Symbolism and play are some of the most treasured human gifts, some say what marks out humans as distinctively human. We might note the wonder many have when seeing ancient cave paintings, for example. Yet play also ultimately is not play if it is not fun, and what seems to be universal is not only that children indulge in play, including pretend play, but that it is mainly undertaken with feelings of  pleasure and wonder. Maybe playing touches us so deeply because it is something that many in busy post-industrial society have so little time for, that ability to be in the moment and engrossed in an activity and in one’s own being.

[1]        L. K. Perry, L. K. Samuelson, and J. B. Burdinie, ‘Highchair philosophers: the impact of seating context-dependent exploration on children’s naming biases’, Developmental Science, p. n/a–n/a, 2013.

[2]        J. Panksepp, Affective Neuroscience: The Foundations of Human and Animal Emotions. Oxford: OUP, 2004.

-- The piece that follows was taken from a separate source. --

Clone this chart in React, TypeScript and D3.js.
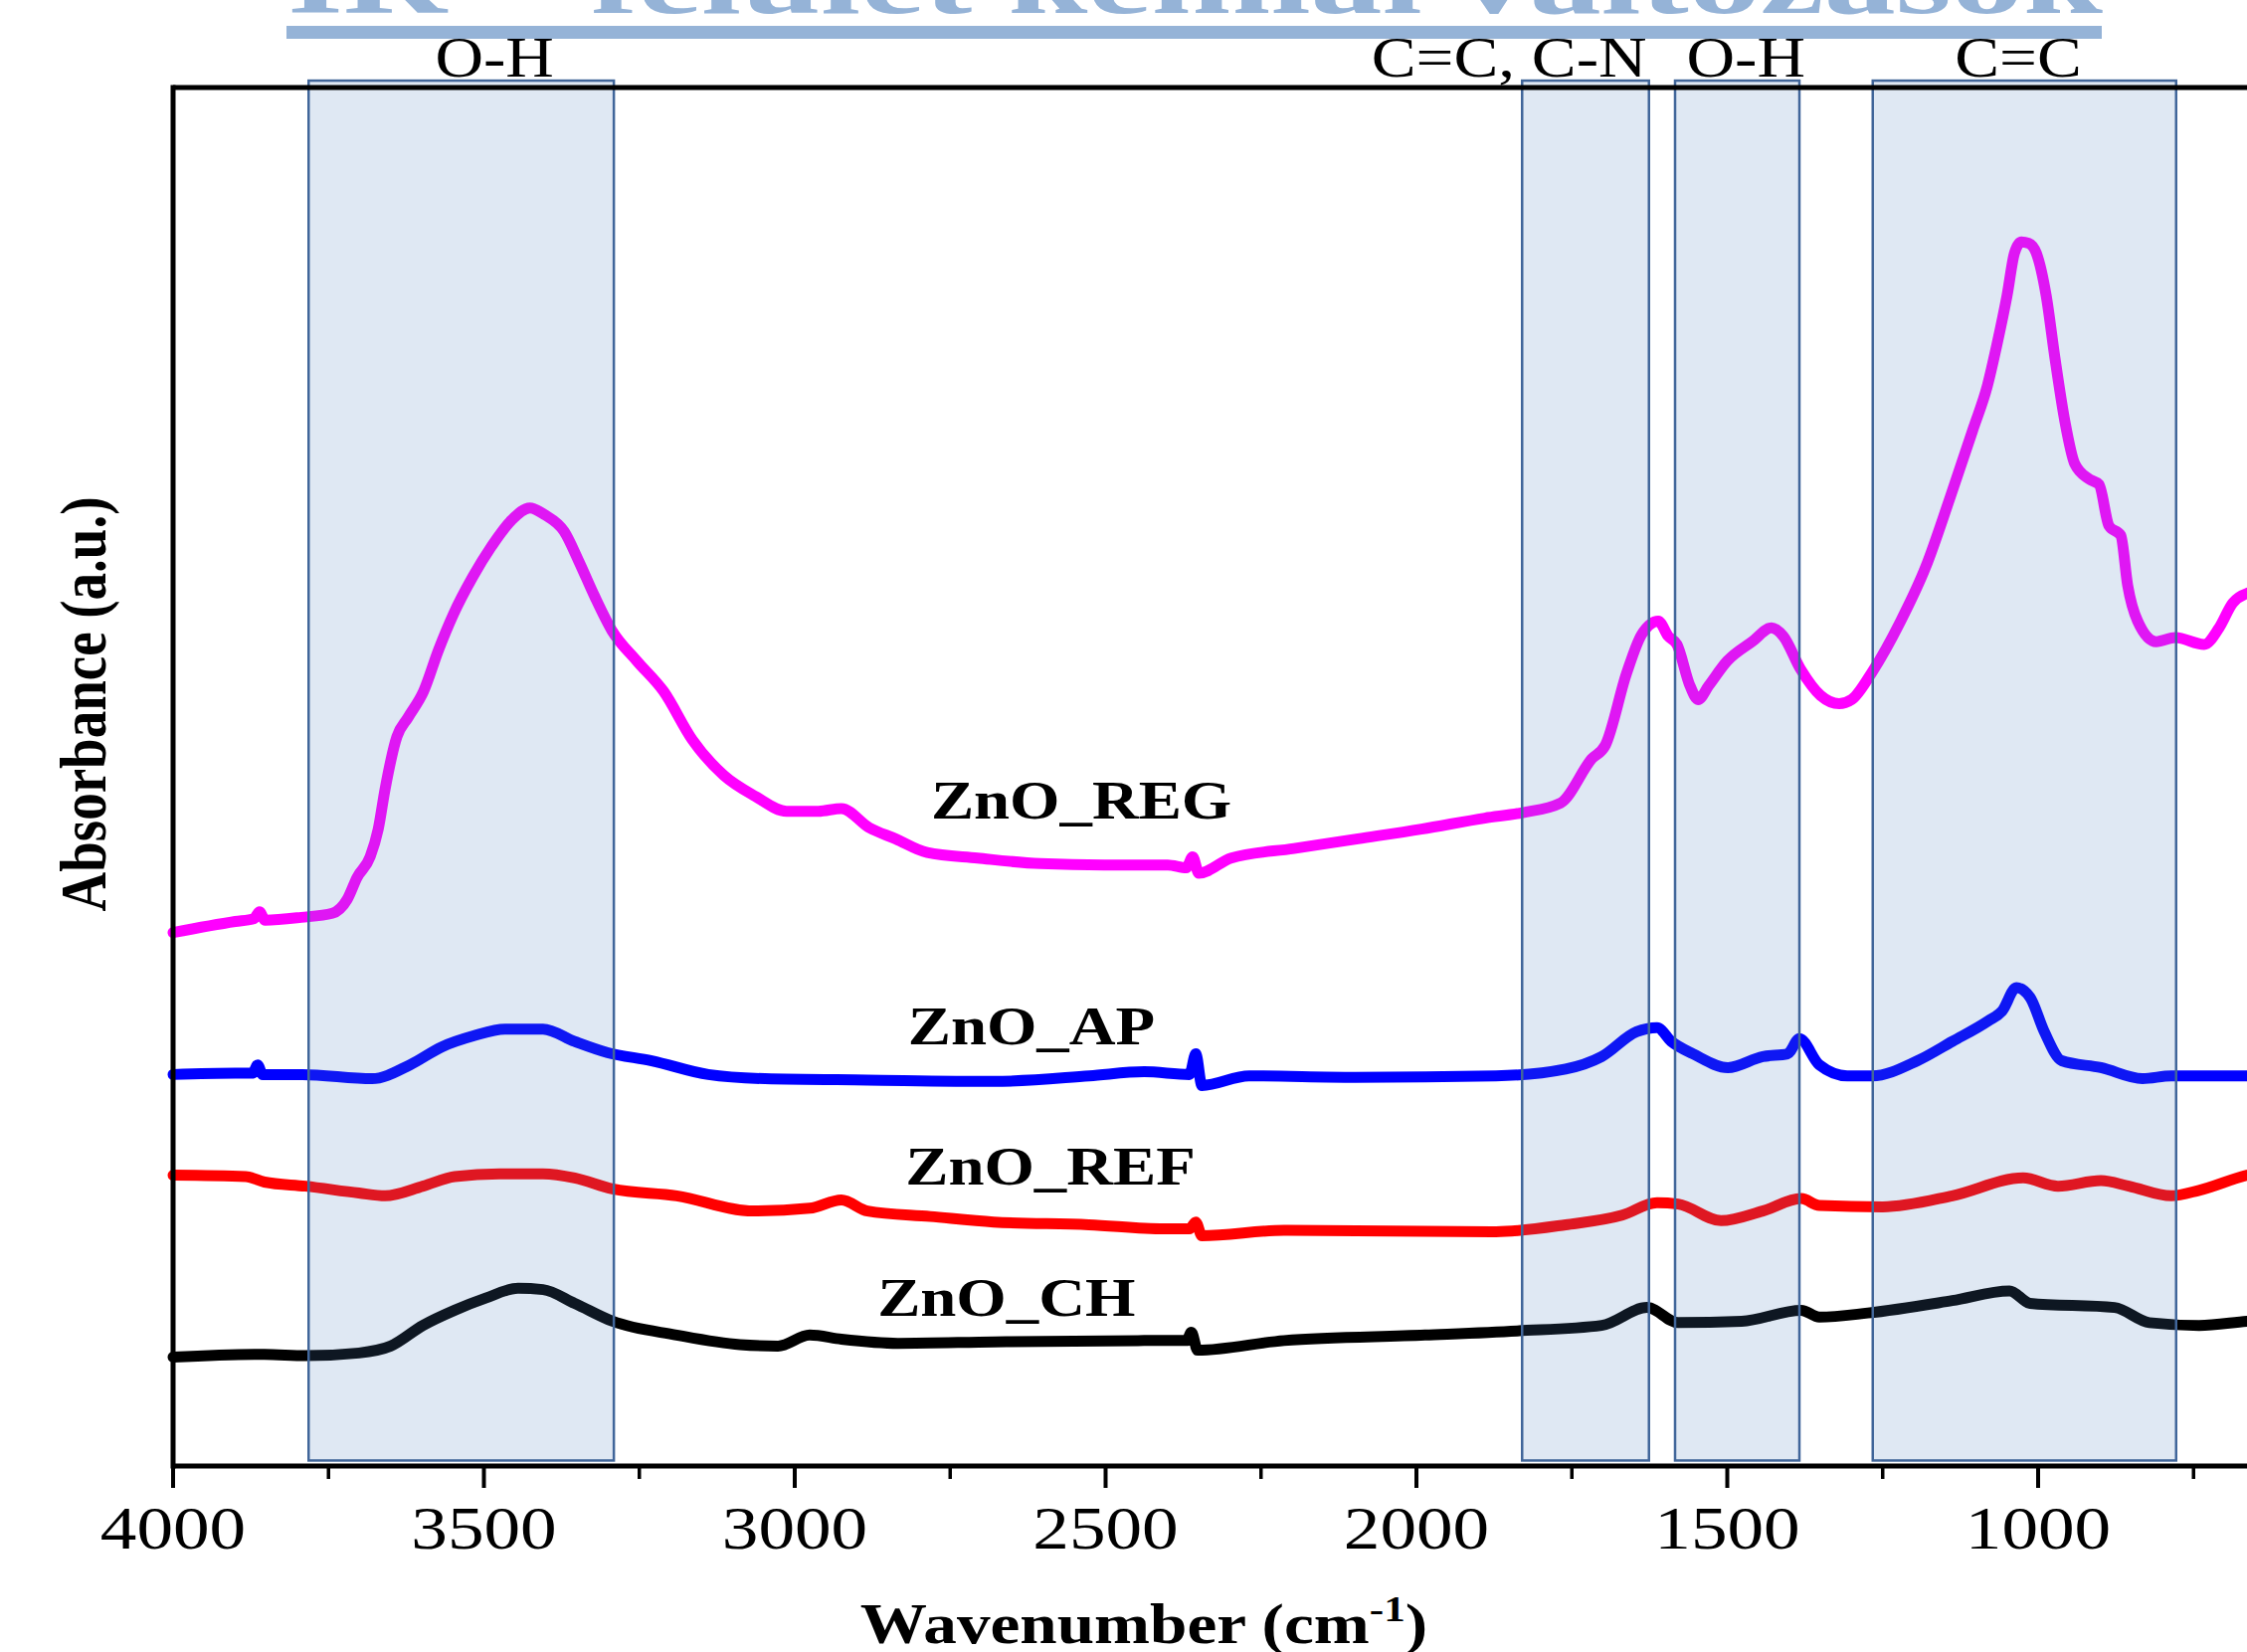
import React from 'react';
import * as d3 from 'd3';

// FTIR spectra, wavenumber (cm-1) vs absorbance (a.u., stacked)
const znoREG: [number, number][] = [
  [4000, 0.387], [3900, 0.395], [3870, 0.397], [3861, 0.402], [3852, 0.396], [3794, 0.398], [3744, 0.401],
  [3720, 0.411], [3704, 0.427], [3683, 0.442], [3670, 0.462], [3659, 0.491], [3640, 0.529],
  [3622, 0.543], [3597, 0.562], [3573, 0.592], [3549, 0.618], [3518, 0.645], [3488, 0.667],
  [3456, 0.686], [3426, 0.695], [3402, 0.69], [3371, 0.678], [3347, 0.656], [3322, 0.631],
  [3294, 0.606], [3254, 0.584], [3211, 0.562], [3165, 0.527], [3114, 0.501], [3064, 0.486],
  [3013, 0.475], [2962, 0.475], [2925, 0.477], [2880, 0.463], [2838, 0.455], [2787, 0.445],
  [2706, 0.441], [2605, 0.437], [2502, 0.436], [2400, 0.436], [2370, 0.434], [2360, 0.442],
  [2350, 0.43], [2298, 0.441], [2197, 0.448], [2094, 0.455], [1992, 0.462], [1890, 0.47],
  [1829, 0.474], [1768, 0.481], [1718, 0.513], [1696, 0.523], [1662, 0.575], [1638, 0.603],
  [1611, 0.613], [1595, 0.602], [1581, 0.596], [1560, 0.566], [1547, 0.556], [1530, 0.566],
  [1500, 0.584], [1460, 0.598], [1429, 0.608], [1410, 0.602], [1382, 0.578], [1350, 0.559],
  [1320, 0.553], [1300, 0.556], [1267, 0.576], [1221, 0.613], [1181, 0.652], [1142, 0.702],
  [1104, 0.753], [1082, 0.783], [1066, 0.814], [1050, 0.849], [1038, 0.88], [1027, 0.888],
  [1015, 0.887], [1003, 0.88], [987, 0.849], [973, 0.804], [957, 0.758], [941, 0.727],
  [918, 0.716], [902, 0.712], [886, 0.682], [867, 0.675], [856, 0.639], [840, 0.613],
  [810, 0.598], [779, 0.601], [733, 0.596], [709, 0.608], [687, 0.626], [664, 0.633], [600, 0.638],
];

const znoAP: [number, number][] = [
  [4000, 0.284], [3900, 0.285], [3872, 0.285], [3864, 0.291], [3856, 0.284], [3792, 0.284],
  [3680, 0.281], [3619, 0.291], [3568, 0.304],
  [3517, 0.312], [3466, 0.317], [3405, 0.317], [3354, 0.308], [3302, 0.3], [3230, 0.294],
  [3139, 0.284], [3048, 0.281], [2883, 0.28], [2680, 0.279], [2526, 0.283], [2438, 0.286],
  [2365, 0.284], [2355, 0.299], [2345, 0.276], [2269, 0.283], [2099, 0.282], [1872, 0.283],
  [1760, 0.288], [1702, 0.297], [1646, 0.315], [1613, 0.318], [1590, 0.308], [1555, 0.299],
  [1499, 0.289], [1443, 0.297], [1403, 0.299], [1384, 0.31], [1352, 0.291], [1307, 0.283],
  [1267, 0.283], [1194, 0.294], [1138, 0.308], [1080, 0.323], [1058, 0.33], [1035, 0.347],
  [1013, 0.34], [990, 0.315], [962, 0.294], [899, 0.289], [832, 0.281], [786, 0.283],
  [664, 0.283], [600, 0.283],
];

const znoREF: [number, number][] = [
  [4000, 0.211], [3883, 0.21], [3853, 0.206], [3787, 0.203], [3701, 0.198], [3659, 0.196],
  [3598, 0.203], [3547, 0.21], [3475, 0.212], [3405, 0.212], [3354, 0.209], [3293, 0.201],
  [3190, 0.196], [3067, 0.185], [2976, 0.187], [2925, 0.193], [2883, 0.185], [2782, 0.181],
  [2680, 0.177], [2527, 0.175], [2406, 0.172], [2365, 0.172], [2355, 0.177], [2345, 0.167],
  [2213, 0.171], [1872, 0.17], [1760, 0.175], [1669, 0.182], [1613, 0.191], [1579, 0.19],
  [1510, 0.178], [1443, 0.185], [1381, 0.194], [1352, 0.189], [1250, 0.188], [1138, 0.196],
  [1024, 0.209], [968, 0.203], [899, 0.207], [854, 0.203], [786, 0.196], [741, 0.2],
  [664, 0.211], [600, 0.216],
];

const znoCH: [number, number][] = [
  [4000, 0.079], [3853, 0.081], [3787, 0.08], [3701, 0.082], [3650, 0.087], [3598, 0.102],
  [3547, 0.113], [3496, 0.122], [3445, 0.129], [3405, 0.128], [3354, 0.118], [3293, 0.105],
  [3190, 0.095], [3088, 0.088], [3027, 0.087], [2976, 0.095], [2925, 0.092], [2834, 0.089],
  [2680, 0.09], [2438, 0.091], [2370, 0.091], [2362, 0.097], [2352, 0.084], [2213, 0.091],
  [1986, 0.095], [1838, 0.098], [1702, 0.102], [1629, 0.115], [1579, 0.104], [1477, 0.105],
  [1381, 0.113], [1352, 0.108], [1274, 0.111], [1138, 0.12], [1046, 0.127], [1013, 0.118],
  [877, 0.115], [821, 0.104], [741, 0.102], [664, 0.105], [600, 0.107],
];

const seriesNames = ['ZnO_REG', 'ZnO_AP', 'ZnO_REF', 'ZnO_CH'];
const seriesColors = ['#ff00ff', '#0000ff', '#ff0000', '#000000'];
const seriesData = [znoREG, znoAP, znoREF, znoCH];
// label anchor (wavenumber, absorbance) for each series name
const seriesLabelX = [2781, 2818, 2822, 2867];
const seriesLabelY = [0.47, 0.306, 0.204, 0.109];

// highlighted bands
const bandFrom = [3782, 1830, 1584, 1266];
const bandTo = [3291, 1626, 1384, 778];
const bandLabels = ['O-H', 'C=C, C-N', 'O-H', 'C=C'];
const bandLabelAt = [3483, 1851, 1470, 1032];

const majorTicks = [4000, 3500, 3000, 2500, 2000, 1500, 1000];

const width = 2259;
const height = 1661;
const margin = { left: 174, top: 88, bottom: 187 };
const serif = '"Liberation Serif", "Times New Roman", serif';
const stretch = 1.2;

export default function App() {
  const x = d3.scaleLinear().domain([4000, 400]).range([margin.left, margin.left + 3600 * 0.625]);
  const y = d3.scaleLinear().domain([0, 1]).range([height - margin.bottom, margin.top]);

  const line = d3
    .line<[number, number]>()
    .x(d => x(d[0]))
    .y(d => y(d[1]))
    .curve(d3.curveMonotoneX);

  const minorTicks = d3.range(4000, 399, -250).filter(t => !majorTicks.includes(t));
  const x0 = x(4000);
  const yb = y(0);
  const yt = y(1);
  const xr = x(400);

  return (
    <svg
      width={width}
      height={height}
      style={{ position: 'absolute', left: 0, top: 0, background: '#fff' }}
    >
      {/* title remnant at the top */}
      <text
        x={289}
        y={13}
        textLength={1825}
        lengthAdjust="spacingAndGlyphs"
        fontFamily={serif}
        fontWeight="bold"
        fontSize={96}
        fill="#95b3d7"
      >
        IR – felület kémiai változások
      </text>
      <rect x={288} y={26} width={1825} height={13} fill="#95b3d7" />

      {/* spectra */}
      {seriesData.map((d, i) => (
        <path
          key={seriesNames[i]}
          d={line(d) || ''}
          fill="none"
          stroke={seriesColors[i]}
          strokeWidth={11}
          strokeLinejoin="round"
          strokeLinecap="round"
        />
      ))}

      {/* bands */}
      {bandFrom.map((b, i) => (
        <rect
          key={'band' + i}
          x={x(b)}
          y={y(1.005)}
          width={x(bandTo[i]) - x(b)}
          height={y(0.004) - y(1.005)}
          fill="#4f81bd"
          fillOpacity={0.18}
          stroke="#41669a"
          strokeWidth={2.5}
        />
      ))}

      {/* frame */}
      <line x1={x0} y1={yt} x2={xr} y2={yt} stroke="#000" strokeWidth={5} />
      <line x1={x0} y1={yb} x2={xr} y2={yb} stroke="#000" strokeWidth={5} />
      <line x1={x0} y1={yt - 2.5} x2={x0} y2={yb + 2.5} stroke="#000" strokeWidth={5} />

      {/* ticks */}
      {majorTicks.map(t => (
        <line key={'M' + t} x1={x(t)} x2={x(t)} y1={yb} y2={yb + 22} stroke="#000" strokeWidth={4} />
      ))}
      {minorTicks.map(t => (
        <line key={'m' + t} x1={x(t)} x2={x(t)} y1={yb} y2={yb + 13} stroke="#000" strokeWidth={3.5} />
      ))}
      {majorTicks.map(t => (
        <g key={'L' + t} transform={`translate(${x(t)},${yb + 83}) scale(${stretch},1)`}>
          <text textAnchor="middle" fontFamily={serif} fontSize={61} fill="#000">
            {t}
          </text>
        </g>
      ))}

      {/* band labels */}
      {bandLabels.map((l, i) => (
        <g key={'bl' + i} transform={`translate(${x(bandLabelAt[i])},${yt - 11}) scale(${stretch},1)`}>
          <text textAnchor="middle" fontFamily={serif} fontSize={56} fill="#000">
            {l}
          </text>
        </g>
      ))}

      {/* series labels */}
      {seriesNames.map((n, i) => (
        <g key={'sl' + n} transform={`translate(${x(seriesLabelX[i])},${y(seriesLabelY[i])}) scale(${stretch},1)`}>
          <text fontFamily={serif} fontWeight="bold" fontSize={54} fill="#000">
            {n}
          </text>
        </g>
      ))}

      {/* axis titles */}
      <g transform={`translate(1150,1652) scale(${stretch},1)`}>
        <text textAnchor="middle" fontFamily={serif} fontWeight="bold" fontSize={56} fill="#000">
          Wavenumber (cm
          <tspan fontSize={36} dy={-22}>-1</tspan>
          <tspan dy={22}>)</tspan>
        </text>
      </g>
      <g transform={`translate(106,708) scale(${stretch},1) rotate(-90)`}>
        <text textAnchor="middle" fontFamily={serif} fontWeight="bold" fontSize={55} fill="#000">
          Absorbance (a.u.)
        </text>
      </g>
    </svg>
  );
}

[3]        J. Panksepp, ‘Can PLAY Diminish ADHD and Facilitate the Construction of the Social Brain?’, J Can Acad Child Adolesc Psychiatry, vol. 16, no. 2, pp. 57–66, 2007.

[4]        C. Webster-Stratton, M. J. Reid, and M. Hammond, ‘Treating children with early-onset conduct problems: Intervention outcomes for parent, child, and teacher training’, Journal of Clinical Child and Adolescent Psychology, vol. 33, no. 1, pp. 105–124, 2004.

[5]        D. W. Winnicott, Playing and Reality New York. New York: Basic Books, 1971.